I don't think the sample of experiments reviewed is large enough to evaluate sample size versus effect size; throw out the outliers and there's nothing left.
The first Rosenthal meta-analysis used 345 studies. That is pretty big. And the individual studies listed in table 17.1 have large n, ranging from 79 to 5000+.
I'm now heavily concerned about the validity of the IQ test used; however, that's more due to the 8 point increase in the control group, when no increase is expected.
No, that's not a problem that should concern you. Children IQ scores are less stable than older people's scores, test-retest effects will give you a number of IQ points (that's why one uses controls), and children are constantly growing.

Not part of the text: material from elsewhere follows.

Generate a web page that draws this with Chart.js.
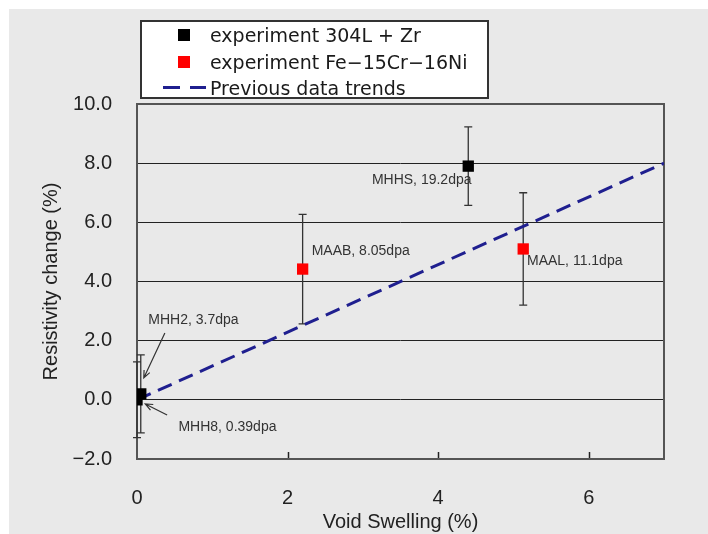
<!DOCTYPE html>
<html>
<head>
<meta charset="utf-8">
<script src="https://cdn.jsdelivr.net/npm/chart.js@4/dist/chart.umd.min.js"></script>
<style>
  html, body { margin: 0; padding: 0; background: #fff; }
  #wrap { position: relative; width: 708px; height: 534px; overflow: hidden; }
  #panel { position: absolute; left: 9px; top: 9px; right: 0; bottom: 0; background: #e9e9e9; }
  #chart { position: absolute; left: 0; top: 0; }
  #legend {
    position: absolute; left: 140px; top: 20px; width: 349px; height: 79px;
    box-sizing: border-box; background: #fff; border: 2px solid #333;
    font: 19px "DejaVu Sans", sans-serif; color: #1a1a1a;
  }
  .row { position: absolute; left: 0; height: 24px; line-height: 24px; }
  .row .txt { position: absolute; left: 68px; white-space: nowrap; top: 0; }
  .sq { position: absolute; left: 36px; top: 6px; width: 12px; height: 12px; }
  .dash { position: absolute; top: 10px; height: 3px; background: #1f1f8f; }
</style>
</head>
<body>
<div id="wrap">
  <div id="panel"></div>
  <canvas id="chart" width="708" height="534"></canvas>
  <div id="legend"></div>
</div>
<script>
'use strict';

// ── Data ──────────────────────────────────────────────────────────
const seriesNames = ['experiment 304L + Zr', 'experiment Fe\u221215Cr\u221216Ni', 'Previous data trends'];

const zrX   = [0, 0.05, 4.4];
const zrY   = [0, 0.2, 7.9];
const zrErr = [1.28, 1.32, 1.33];

const niX   = [2.2, 5.13];
const niY   = [4.42, 5.1];
const niErr = [1.85, 1.9];

const trendX = [0, 7];
const trendY = [0, 8];

const xTickVals   = [0, 2, 4, 6];
const xTickLabels = ['0', '2', '4', '6'];
const yTickVals   = [-2, 0, 2, 4, 6, 8, 10];
const yTickLabels = ['\u22122.0', '0.0', '2.0', '4.0', '6.0', '8.0', '10.0'];

const noteText = ['MHH2, 3.7dpa', 'MHH8, 0.39dpa', 'MHHS, 19.2dpa', 'MAAB, 8.05dpa', 'MAAL, 11.1dpa'];
const noteX    = [0.15, 0.55, 3.12, 2.32, 5.18];
const noteY    = [2.7, -0.91, 7.43, 5.03, 4.7];

// arrows: [fromX, fromY, toX, toY]
const arrows = [
  [0.37, 2.26, 0.09, 0.74],
  [0.40, -0.51, 0.11, -0.14],
];

const NAVY = '#1f1f8f';
const INK  = '#222';

// ── Legend (html) ─────────────────────────────────────────────────
function buildLegend() {
  const el = document.getElementById('legend');
  const rowTops = [1, 28, 54];
  el.innerHTML = seriesNames.map((name, i) => {
    let mark;
    if (i === 0) mark = '<span class="sq" style="background:#000"></span>';
    else if (i === 1) mark = '<span class="sq" style="background:#ff0000"></span>';
    else mark = '<span class="dash" style="left:21px;width:17px"></span><span class="dash" style="left:48px;width:16px"></span>';
    return `<div class="row" style="top:${rowTops[i]}px">${mark}<span class="txt">${name}</span></div>`;
  }).join('');
}

// ── Plugins ───────────────────────────────────────────────────────
const framePlugin = {
  id: 'frame',
  beforeDatasetsDraw(chart) {
    const { ctx, chartArea: a, scales: { x } } = chart;
    ctx.save();
    ctx.strokeStyle = INK;
    ctx.lineWidth = 1.5;
    xTickVals.forEach(v => {
      if (v === 0) return;
      const px = Math.round(x.getPixelForValue(v)) + 0.5;
      ctx.beginPath(); ctx.moveTo(px, a.bottom); ctx.lineTo(px, a.bottom - 7); ctx.stroke();
    });
    ctx.strokeStyle = '#555';
    ctx.lineWidth = 2;
    ctx.strokeRect(a.left, a.top, a.right - a.left, a.bottom - a.top);
    ctx.restore();
  },
};

const errorBarPlugin = {
  id: 'errorBars',
  beforeDatasetsDraw(chart) {
    const { ctx, scales: { x, y } } = chart;
    ctx.save();
    ctx.strokeStyle = '#333';
    ctx.lineWidth = 1.3;
    const draw = (xs, ys, es) => xs.forEach((xv, i) => {
      const px = x.getPixelForValue(xv);
      const top = y.getPixelForValue(ys[i] + es[i]);
      const bot = y.getPixelForValue(ys[i] - es[i]);
      ctx.beginPath();
      ctx.moveTo(px, top); ctx.lineTo(px, bot);
      ctx.moveTo(px - 4, top); ctx.lineTo(px + 4, top);
      ctx.moveTo(px - 4, bot); ctx.lineTo(px + 4, bot);
      ctx.stroke();
    });
    draw(zrX, zrY, zrErr);
    draw(niX, niY, niErr);
    ctx.restore();
  },
};

const notePlugin = {
  id: 'notes',
  afterDatasetsDraw(chart) {
    const { ctx, scales: { x, y } } = chart;
    ctx.save();
    ctx.fillStyle = '#333';
    ctx.font = '14px "Liberation Sans", Arial, sans-serif';
    ctx.textAlign = 'left';
    ctx.textBaseline = 'middle';
    noteText.forEach((t, i) => ctx.fillText(t, x.getPixelForValue(noteX[i]), y.getPixelForValue(noteY[i])));

    ctx.strokeStyle = '#333';
    ctx.lineWidth = 1.2;
    arrows.forEach(([fx, fy, tx, ty]) => {
      const x1 = x.getPixelForValue(fx), y1 = y.getPixelForValue(fy);
      const x2 = x.getPixelForValue(tx), y2 = y.getPixelForValue(ty);
      const ang = Math.atan2(y2 - y1, x2 - x1);
      ctx.beginPath();
      ctx.moveTo(x1, y1); ctx.lineTo(x2, y2);
      ctx.moveTo(x2 - 8 * Math.cos(ang - 0.4), y2 - 8 * Math.sin(ang - 0.4));
      ctx.lineTo(x2, y2);
      ctx.lineTo(x2 - 8 * Math.cos(ang + 0.4), y2 - 8 * Math.sin(ang + 0.4));
      ctx.stroke();
    });
    ctx.restore();
  },
};

// ── Chart ─────────────────────────────────────────────────────────
function initChart() {
  const ctx = document.getElementById('chart').getContext('2d');
  const pts = (xs, ys) => xs.map((v, i) => ({ x: v, y: ys[i] }));
  const tickFont = { family: '"Liberation Sans", Arial, sans-serif', size: 20 };

  new Chart(ctx, {
    type: 'scatter',
    data: {
      datasets: [
        {
          label: seriesNames[0], data: pts(zrX, zrY), order: 0,
          pointStyle: 'rect', pointRadius: 8, pointHoverRadius: 8,
          backgroundColor: '#000', borderColor: '#000', borderWidth: 0,
        },
        {
          label: seriesNames[1], data: pts(niX, niY), order: 0,
          pointStyle: 'rect', pointRadius: 8, pointHoverRadius: 8,
          backgroundColor: '#ff0000', borderColor: '#ff0000', borderWidth: 0,
        },
        {
          label: seriesNames[2], data: pts(trendX, trendY), type: 'line', order: 1,
          borderColor: NAVY, borderWidth: 3, borderDash: [15, 8],
          pointRadius: 0, fill: false, tension: 0,
        },
      ],
    },
    options: {
      responsive: false,
      animation: false,
      layout: { padding: { top: 104, right: 44, left: 0, bottom: 0 } },
      plugins: { legend: { display: false }, tooltip: { enabled: false } },
      scales: {
        x: {
          type: 'linear', min: 0, max: 7,
          afterBuildTicks: s => { s.ticks = xTickVals.map(v => ({ value: v })); },
          afterFit: s => { s.height = 75; },
          ticks: {
            color: INK, font: tickFont, padding: 19, maxRotation: 0, autoSkip: false,
            callback: v => xTickLabels[xTickVals.indexOf(v)],
          },
          grid: { display: false },
          border: { display: false },
          title: {
            display: true, text: 'Void Swelling (%)', color: INK,
            font: { family: '"Liberation Sans", Arial, sans-serif', size: 20 },
            padding: { top: 0, bottom: 0 },
          },
        },
        y: {
          type: 'linear', min: -2, max: 10,
          afterBuildTicks: s => { s.ticks = yTickVals.map(v => ({ value: v })); },
          afterFit: s => { s.width = 137; },
          ticks: {
            color: INK, font: tickFont, padding: 25, autoSkip: false,
            callback: v => yTickLabels[yTickVals.indexOf(v)],
          },
          grid: { color: INK, lineWidth: 1, drawTicks: false },
          border: { display: false },
          title: {
            display: true, text: 'Resistivity change (%)', color: INK,
            font: { family: '"Liberation Sans", Arial, sans-serif', size: 20 },
            padding: { top: 39, bottom: 0 },
          },
        },
      },
    },
    plugins: [framePlugin, errorBarPlugin, notePlugin],
  });
}

document.addEventListener('DOMContentLoaded', () => {
  buildLegend();
  initChart();
});
</script>
</body>
</html>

What should concern you is that the researchers involved were willing to pass on and champion a result driven solely by obviously impossible nonsensical meaningless data. A kid going from 18 IQ to 122? or 113 to 211? This can't even be explained by incompetence in failing to exclude scores from kids refusing to cooperate, because tests in general (much less the specific test they used!) are never normed from 18 to 211. (How do you get a sample big enough to norm as high as 7.4 standard deviations?)
Worrying about the control's gains and not the actual data is like reading a physics paper reporting that they measured the speed of several neutrinos at 50 hogsheads per milifortnight, and saying 'Hm, yes, but are they sure they properly corrected for GPS clock skew and did accurately record the flight time of their control photons?"
Unstable IQ scores should provide a net zero; an average increase of half a standard deviation across the entire population already means that the norms are fucked.
Therefore, the IQ test used simply wasn't properly normed; if we assume that it was equally improperly normed for all students in the study, we still see an increase of 4 points based on teachers being told to expect more. Whether an increase of 4 points is statistically significant on that (improperly normed) test is a new question.
Post will be returning in Main, after a rewrite by the company's writing staff. Citations Galore.